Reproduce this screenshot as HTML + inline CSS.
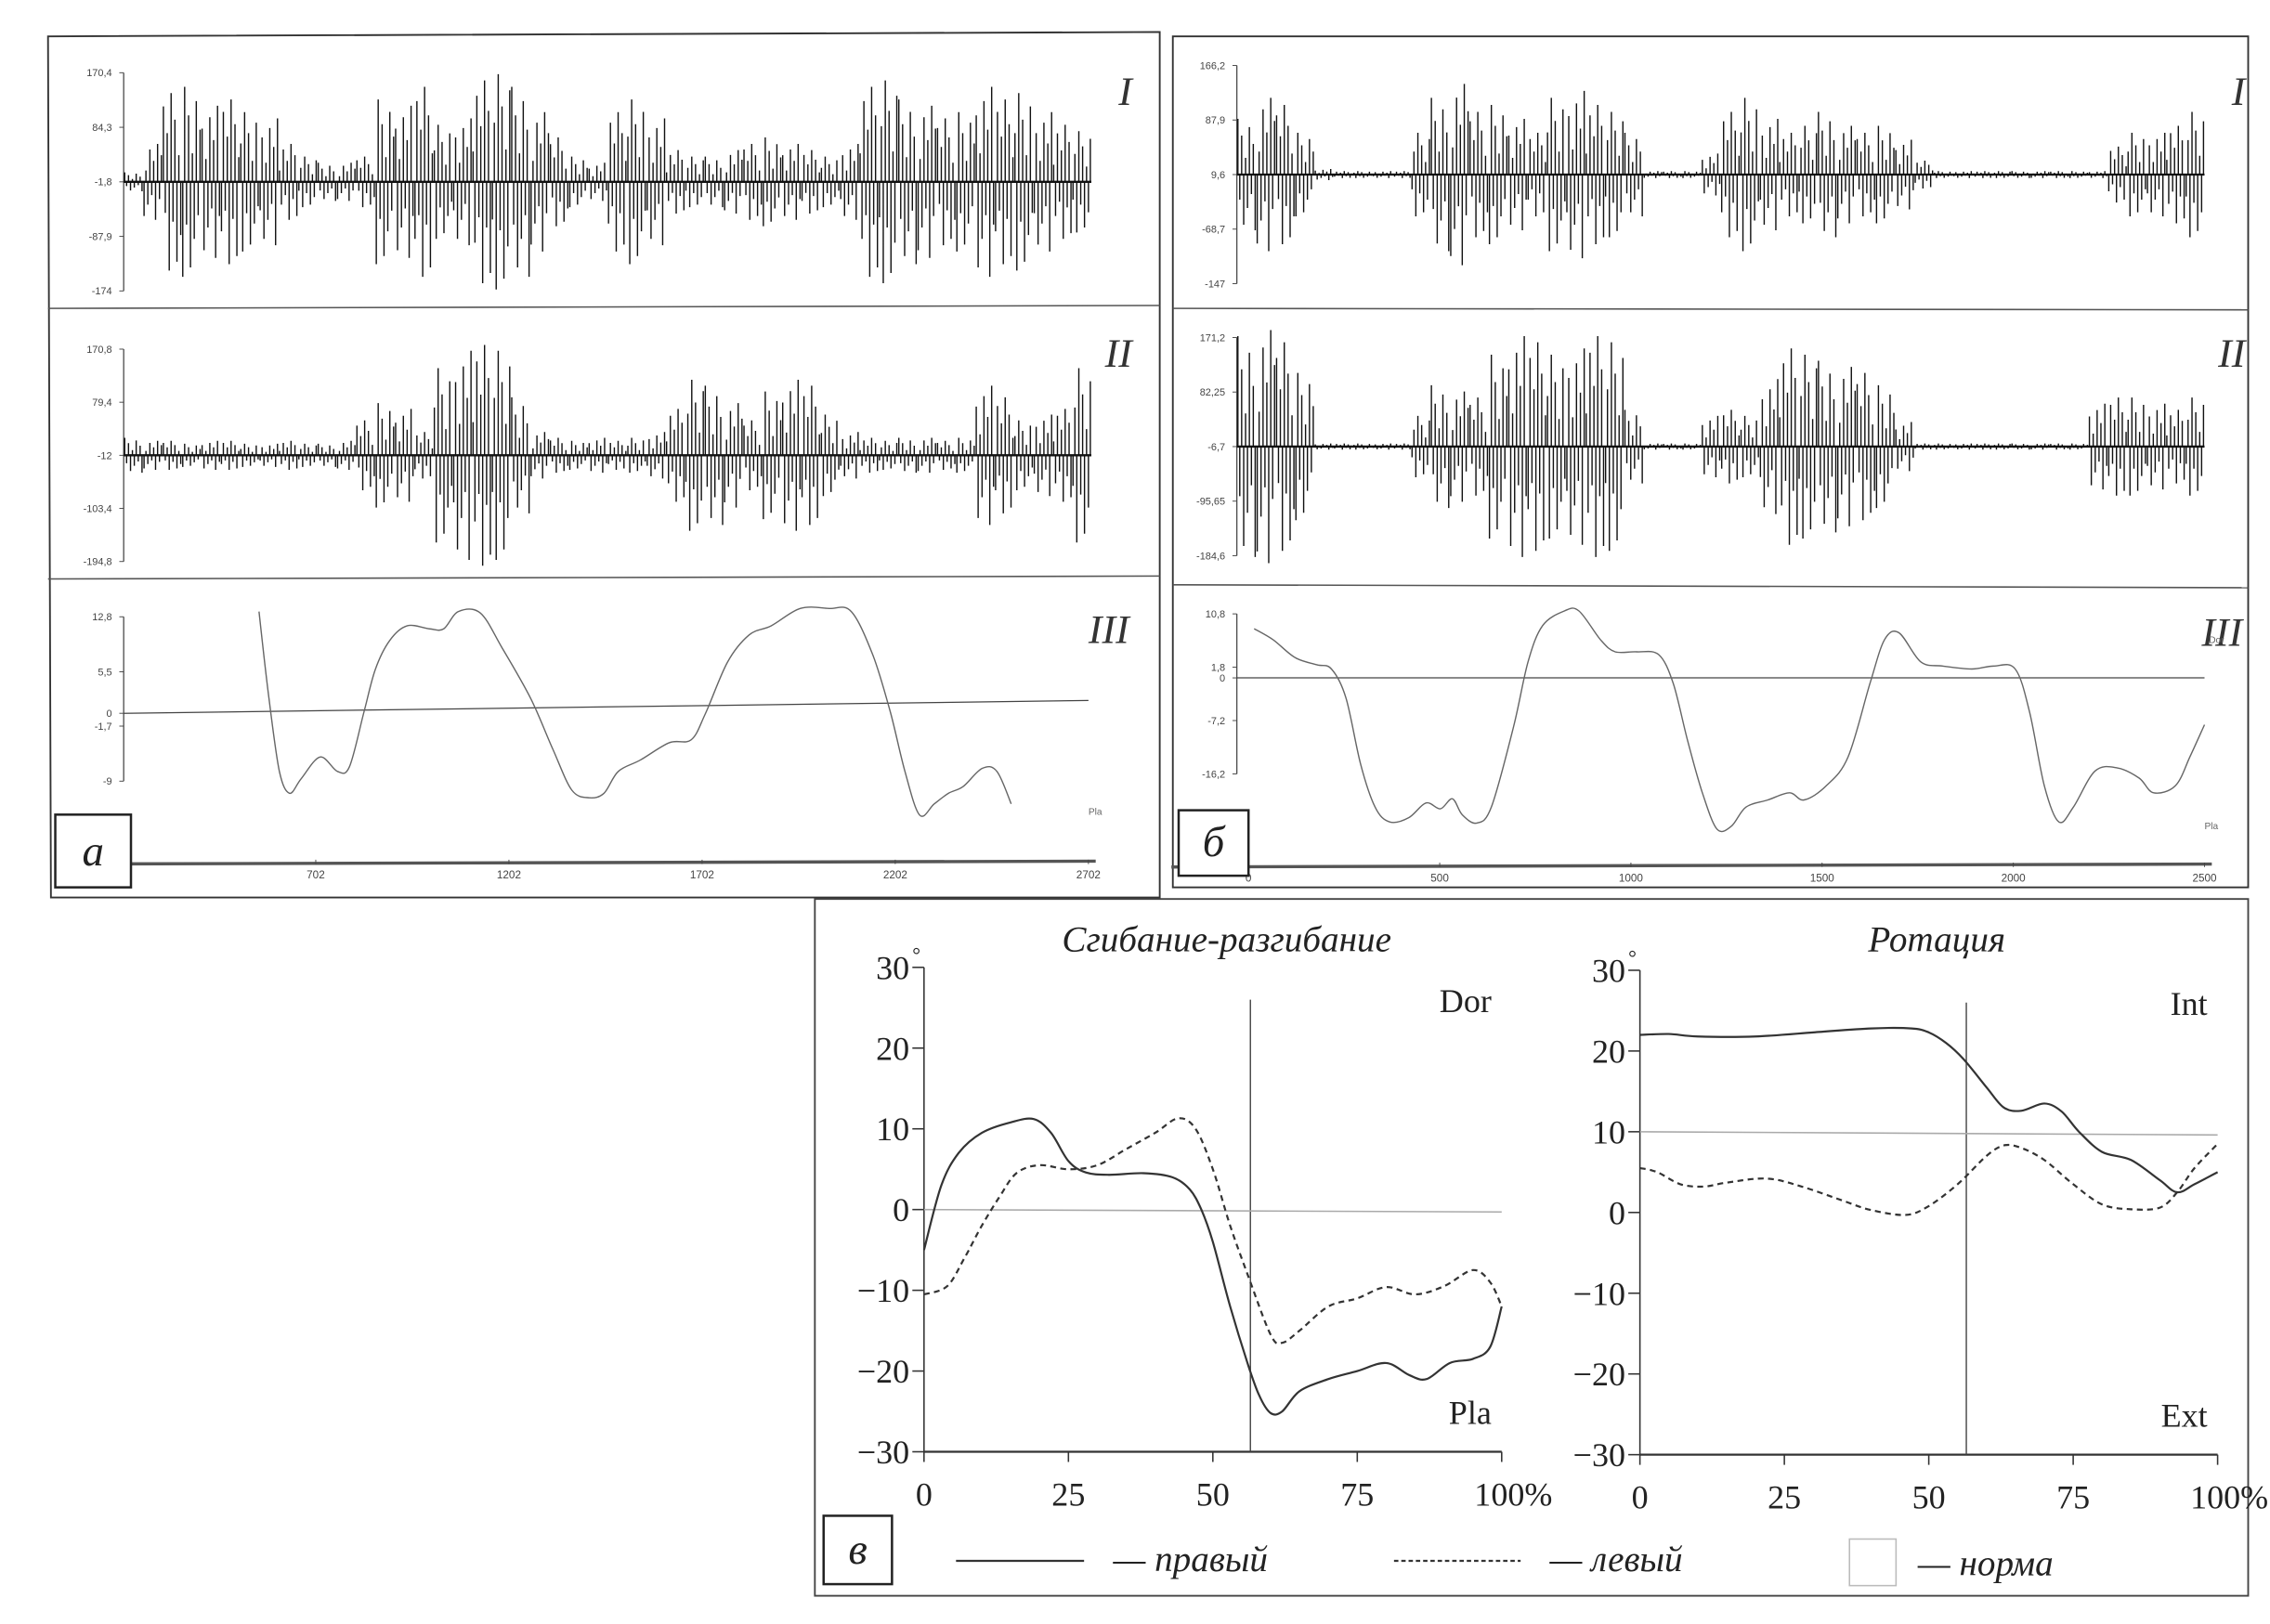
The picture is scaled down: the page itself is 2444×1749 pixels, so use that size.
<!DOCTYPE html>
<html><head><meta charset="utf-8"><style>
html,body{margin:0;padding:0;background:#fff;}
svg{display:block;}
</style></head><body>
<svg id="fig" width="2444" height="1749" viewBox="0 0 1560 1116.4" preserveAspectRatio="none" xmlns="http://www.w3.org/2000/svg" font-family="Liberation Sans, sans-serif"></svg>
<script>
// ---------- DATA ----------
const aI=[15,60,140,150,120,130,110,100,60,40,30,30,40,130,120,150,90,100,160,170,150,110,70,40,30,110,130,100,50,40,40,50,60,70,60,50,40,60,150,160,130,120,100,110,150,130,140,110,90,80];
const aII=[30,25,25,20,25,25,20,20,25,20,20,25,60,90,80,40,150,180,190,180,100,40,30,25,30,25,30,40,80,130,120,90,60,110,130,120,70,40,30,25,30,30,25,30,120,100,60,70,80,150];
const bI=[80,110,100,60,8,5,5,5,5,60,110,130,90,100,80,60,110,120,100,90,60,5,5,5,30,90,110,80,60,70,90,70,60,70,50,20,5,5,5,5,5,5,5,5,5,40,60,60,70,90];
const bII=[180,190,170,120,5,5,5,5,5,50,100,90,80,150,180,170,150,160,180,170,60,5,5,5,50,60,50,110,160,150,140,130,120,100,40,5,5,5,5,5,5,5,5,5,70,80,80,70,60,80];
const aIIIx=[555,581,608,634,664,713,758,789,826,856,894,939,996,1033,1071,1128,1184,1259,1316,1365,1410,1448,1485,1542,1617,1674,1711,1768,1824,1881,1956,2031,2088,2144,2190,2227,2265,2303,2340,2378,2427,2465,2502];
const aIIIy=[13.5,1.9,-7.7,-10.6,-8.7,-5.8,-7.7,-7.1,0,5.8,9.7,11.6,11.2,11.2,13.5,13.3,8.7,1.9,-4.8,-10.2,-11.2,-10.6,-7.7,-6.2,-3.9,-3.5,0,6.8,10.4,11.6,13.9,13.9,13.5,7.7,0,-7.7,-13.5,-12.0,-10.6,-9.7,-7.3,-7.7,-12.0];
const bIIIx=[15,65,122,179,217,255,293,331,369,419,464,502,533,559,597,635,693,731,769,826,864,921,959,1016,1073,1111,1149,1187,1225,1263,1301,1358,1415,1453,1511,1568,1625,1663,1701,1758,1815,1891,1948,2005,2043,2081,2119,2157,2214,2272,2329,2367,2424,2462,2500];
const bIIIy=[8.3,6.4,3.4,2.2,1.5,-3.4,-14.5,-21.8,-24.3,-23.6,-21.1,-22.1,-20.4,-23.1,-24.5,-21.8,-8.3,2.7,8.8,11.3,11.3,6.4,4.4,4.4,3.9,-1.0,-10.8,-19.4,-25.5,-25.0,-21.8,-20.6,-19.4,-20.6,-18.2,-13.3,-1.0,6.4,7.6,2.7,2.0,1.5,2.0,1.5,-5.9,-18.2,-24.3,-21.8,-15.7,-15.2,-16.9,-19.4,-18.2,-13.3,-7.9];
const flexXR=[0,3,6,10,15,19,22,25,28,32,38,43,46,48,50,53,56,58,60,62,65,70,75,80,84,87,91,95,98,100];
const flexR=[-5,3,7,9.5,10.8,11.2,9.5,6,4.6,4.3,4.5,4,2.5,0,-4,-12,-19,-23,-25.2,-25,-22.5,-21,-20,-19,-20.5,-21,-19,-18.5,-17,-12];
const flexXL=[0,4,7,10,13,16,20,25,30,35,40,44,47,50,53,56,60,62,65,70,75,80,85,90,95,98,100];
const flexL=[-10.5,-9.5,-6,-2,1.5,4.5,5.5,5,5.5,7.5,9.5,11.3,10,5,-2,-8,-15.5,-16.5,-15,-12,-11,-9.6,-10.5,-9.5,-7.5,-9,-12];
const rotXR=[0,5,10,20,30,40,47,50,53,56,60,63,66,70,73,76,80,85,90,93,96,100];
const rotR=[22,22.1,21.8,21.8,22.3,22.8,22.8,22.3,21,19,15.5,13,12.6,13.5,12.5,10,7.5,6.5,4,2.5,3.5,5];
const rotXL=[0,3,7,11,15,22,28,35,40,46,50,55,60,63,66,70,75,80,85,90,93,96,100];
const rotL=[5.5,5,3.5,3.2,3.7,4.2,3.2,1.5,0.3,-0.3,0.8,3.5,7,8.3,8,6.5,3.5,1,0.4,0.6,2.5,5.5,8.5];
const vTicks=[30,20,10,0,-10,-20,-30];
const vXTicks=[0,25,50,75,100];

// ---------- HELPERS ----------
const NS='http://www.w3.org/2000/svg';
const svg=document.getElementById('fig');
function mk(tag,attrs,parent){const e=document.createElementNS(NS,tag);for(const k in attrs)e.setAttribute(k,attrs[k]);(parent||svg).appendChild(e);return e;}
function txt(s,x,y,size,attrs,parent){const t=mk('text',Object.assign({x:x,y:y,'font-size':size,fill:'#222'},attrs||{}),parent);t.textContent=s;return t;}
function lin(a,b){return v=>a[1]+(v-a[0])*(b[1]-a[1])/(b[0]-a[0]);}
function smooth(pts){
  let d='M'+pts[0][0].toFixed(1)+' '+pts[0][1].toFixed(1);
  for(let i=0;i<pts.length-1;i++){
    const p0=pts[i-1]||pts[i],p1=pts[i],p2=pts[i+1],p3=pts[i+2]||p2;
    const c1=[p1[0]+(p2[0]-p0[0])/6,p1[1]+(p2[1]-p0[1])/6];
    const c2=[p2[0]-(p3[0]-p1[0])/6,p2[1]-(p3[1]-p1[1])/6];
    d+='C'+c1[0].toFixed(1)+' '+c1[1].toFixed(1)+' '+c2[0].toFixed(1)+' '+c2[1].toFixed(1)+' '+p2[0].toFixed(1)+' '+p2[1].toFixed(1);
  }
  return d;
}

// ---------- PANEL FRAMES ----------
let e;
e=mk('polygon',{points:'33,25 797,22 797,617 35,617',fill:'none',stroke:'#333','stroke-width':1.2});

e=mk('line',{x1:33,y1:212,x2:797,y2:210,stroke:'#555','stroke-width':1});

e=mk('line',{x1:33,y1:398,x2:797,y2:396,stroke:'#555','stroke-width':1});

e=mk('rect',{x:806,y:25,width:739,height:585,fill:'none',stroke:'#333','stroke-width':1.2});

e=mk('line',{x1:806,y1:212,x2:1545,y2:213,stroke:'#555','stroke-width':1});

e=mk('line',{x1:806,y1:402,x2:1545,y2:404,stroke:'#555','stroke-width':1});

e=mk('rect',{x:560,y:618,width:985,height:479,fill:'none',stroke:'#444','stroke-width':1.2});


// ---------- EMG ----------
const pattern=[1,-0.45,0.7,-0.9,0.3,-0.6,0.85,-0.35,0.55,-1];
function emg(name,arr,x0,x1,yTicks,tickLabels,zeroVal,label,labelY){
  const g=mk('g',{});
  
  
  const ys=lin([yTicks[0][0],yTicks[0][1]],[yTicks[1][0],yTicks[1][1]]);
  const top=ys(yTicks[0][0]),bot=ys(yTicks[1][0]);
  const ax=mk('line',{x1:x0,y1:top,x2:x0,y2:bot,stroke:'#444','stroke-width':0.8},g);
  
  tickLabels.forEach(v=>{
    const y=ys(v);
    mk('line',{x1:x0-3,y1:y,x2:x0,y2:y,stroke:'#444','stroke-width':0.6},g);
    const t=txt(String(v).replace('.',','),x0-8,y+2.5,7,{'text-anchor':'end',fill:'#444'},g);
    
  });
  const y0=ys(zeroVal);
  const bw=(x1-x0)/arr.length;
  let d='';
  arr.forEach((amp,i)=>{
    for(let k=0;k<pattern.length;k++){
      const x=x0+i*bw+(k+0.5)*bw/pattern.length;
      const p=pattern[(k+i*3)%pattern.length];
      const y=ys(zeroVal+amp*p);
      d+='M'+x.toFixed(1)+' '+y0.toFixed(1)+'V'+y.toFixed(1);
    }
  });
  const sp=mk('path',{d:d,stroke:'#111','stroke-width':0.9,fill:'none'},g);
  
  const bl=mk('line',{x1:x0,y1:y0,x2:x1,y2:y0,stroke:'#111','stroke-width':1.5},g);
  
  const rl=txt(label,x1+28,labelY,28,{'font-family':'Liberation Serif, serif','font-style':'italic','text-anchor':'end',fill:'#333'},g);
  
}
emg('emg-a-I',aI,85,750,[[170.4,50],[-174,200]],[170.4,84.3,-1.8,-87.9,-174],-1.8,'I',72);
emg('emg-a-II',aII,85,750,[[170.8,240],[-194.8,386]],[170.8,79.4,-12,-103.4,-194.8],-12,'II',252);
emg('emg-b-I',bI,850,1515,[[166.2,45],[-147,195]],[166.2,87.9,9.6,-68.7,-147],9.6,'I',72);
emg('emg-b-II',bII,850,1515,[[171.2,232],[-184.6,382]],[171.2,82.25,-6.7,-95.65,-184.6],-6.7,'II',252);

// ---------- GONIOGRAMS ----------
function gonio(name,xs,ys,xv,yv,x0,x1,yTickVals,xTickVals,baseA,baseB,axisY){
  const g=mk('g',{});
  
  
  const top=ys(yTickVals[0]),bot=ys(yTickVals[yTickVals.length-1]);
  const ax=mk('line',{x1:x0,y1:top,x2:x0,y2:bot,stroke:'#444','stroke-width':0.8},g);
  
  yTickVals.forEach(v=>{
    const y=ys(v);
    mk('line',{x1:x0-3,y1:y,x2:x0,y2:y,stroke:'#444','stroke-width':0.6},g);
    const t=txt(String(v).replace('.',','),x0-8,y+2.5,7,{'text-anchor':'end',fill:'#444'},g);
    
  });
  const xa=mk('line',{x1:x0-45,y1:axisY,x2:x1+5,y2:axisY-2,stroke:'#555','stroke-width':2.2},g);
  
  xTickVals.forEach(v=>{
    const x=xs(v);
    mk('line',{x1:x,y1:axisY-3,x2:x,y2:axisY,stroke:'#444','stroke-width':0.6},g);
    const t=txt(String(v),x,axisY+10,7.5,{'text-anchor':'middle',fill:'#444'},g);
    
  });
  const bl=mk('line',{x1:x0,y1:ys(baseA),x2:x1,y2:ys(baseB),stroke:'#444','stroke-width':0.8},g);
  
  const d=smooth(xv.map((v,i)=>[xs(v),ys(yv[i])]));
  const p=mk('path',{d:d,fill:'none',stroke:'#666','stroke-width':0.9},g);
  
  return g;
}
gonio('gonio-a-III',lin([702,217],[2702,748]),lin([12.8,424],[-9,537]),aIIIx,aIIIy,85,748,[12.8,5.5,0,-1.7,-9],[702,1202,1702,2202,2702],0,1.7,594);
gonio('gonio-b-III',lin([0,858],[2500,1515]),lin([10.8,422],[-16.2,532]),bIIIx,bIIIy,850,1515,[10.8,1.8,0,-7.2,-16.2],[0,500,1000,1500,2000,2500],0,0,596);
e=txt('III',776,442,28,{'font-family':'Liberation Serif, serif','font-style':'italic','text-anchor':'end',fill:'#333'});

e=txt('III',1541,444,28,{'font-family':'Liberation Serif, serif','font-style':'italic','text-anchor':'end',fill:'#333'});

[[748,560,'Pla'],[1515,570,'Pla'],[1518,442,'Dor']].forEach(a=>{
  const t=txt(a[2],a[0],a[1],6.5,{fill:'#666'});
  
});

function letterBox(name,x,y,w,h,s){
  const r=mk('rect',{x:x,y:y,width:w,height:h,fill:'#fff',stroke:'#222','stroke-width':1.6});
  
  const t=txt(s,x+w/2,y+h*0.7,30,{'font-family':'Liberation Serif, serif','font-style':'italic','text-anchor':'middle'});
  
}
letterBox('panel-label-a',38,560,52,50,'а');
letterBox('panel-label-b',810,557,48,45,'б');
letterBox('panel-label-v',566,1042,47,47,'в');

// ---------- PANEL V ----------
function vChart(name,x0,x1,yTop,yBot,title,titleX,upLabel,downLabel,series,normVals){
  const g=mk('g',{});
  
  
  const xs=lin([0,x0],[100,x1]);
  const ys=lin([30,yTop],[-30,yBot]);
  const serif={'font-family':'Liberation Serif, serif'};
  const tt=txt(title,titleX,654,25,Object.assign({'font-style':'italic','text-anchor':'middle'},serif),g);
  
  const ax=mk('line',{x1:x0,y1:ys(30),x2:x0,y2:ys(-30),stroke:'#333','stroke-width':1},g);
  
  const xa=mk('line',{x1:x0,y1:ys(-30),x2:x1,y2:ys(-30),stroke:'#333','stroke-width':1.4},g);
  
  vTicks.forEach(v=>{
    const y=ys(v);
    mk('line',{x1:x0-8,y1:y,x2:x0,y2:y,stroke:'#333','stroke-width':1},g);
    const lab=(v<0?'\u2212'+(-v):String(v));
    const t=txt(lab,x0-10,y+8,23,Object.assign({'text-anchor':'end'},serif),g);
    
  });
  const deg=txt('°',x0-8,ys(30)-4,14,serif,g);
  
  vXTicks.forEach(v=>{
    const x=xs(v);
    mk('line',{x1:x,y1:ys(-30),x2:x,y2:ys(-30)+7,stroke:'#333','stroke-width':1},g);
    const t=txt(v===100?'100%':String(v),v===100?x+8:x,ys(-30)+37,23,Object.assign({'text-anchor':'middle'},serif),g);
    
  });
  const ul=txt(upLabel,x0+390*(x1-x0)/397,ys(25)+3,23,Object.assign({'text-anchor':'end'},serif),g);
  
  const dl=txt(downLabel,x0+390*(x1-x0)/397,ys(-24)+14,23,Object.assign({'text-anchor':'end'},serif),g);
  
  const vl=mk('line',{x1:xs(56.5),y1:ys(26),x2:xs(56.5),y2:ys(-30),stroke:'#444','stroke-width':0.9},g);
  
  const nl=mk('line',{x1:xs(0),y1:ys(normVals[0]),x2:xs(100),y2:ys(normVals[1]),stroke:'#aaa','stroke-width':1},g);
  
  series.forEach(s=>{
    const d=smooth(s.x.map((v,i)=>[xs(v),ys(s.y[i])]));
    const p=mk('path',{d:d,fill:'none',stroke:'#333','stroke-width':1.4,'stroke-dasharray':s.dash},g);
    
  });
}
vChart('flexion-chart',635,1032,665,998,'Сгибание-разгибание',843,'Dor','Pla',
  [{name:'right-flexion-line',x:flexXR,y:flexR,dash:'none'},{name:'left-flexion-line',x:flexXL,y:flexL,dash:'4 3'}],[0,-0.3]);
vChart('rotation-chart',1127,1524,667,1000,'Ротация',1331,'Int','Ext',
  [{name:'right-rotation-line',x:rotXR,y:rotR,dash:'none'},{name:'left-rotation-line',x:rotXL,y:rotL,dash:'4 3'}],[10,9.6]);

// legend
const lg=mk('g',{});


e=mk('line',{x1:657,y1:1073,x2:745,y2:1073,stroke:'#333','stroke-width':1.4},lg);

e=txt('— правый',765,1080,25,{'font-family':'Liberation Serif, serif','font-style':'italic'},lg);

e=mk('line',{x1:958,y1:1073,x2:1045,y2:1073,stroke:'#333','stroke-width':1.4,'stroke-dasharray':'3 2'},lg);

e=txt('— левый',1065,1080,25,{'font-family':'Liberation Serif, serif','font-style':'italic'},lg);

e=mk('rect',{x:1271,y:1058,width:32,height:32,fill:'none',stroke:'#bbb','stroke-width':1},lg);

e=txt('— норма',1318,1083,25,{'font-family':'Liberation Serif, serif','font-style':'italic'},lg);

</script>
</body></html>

* * * * *

Copy out each line of the data containing the string "size".

The picture is scaled down: the page itself is 2444×1749 pixels, so use that size.
function txt(s,x,y,size,attrs,parent){const t=mk('text',Object.assign({x:x,y:y,'font-size':size,fill:'#222'},attrs||{}),parent);t.textContent=s;return t;}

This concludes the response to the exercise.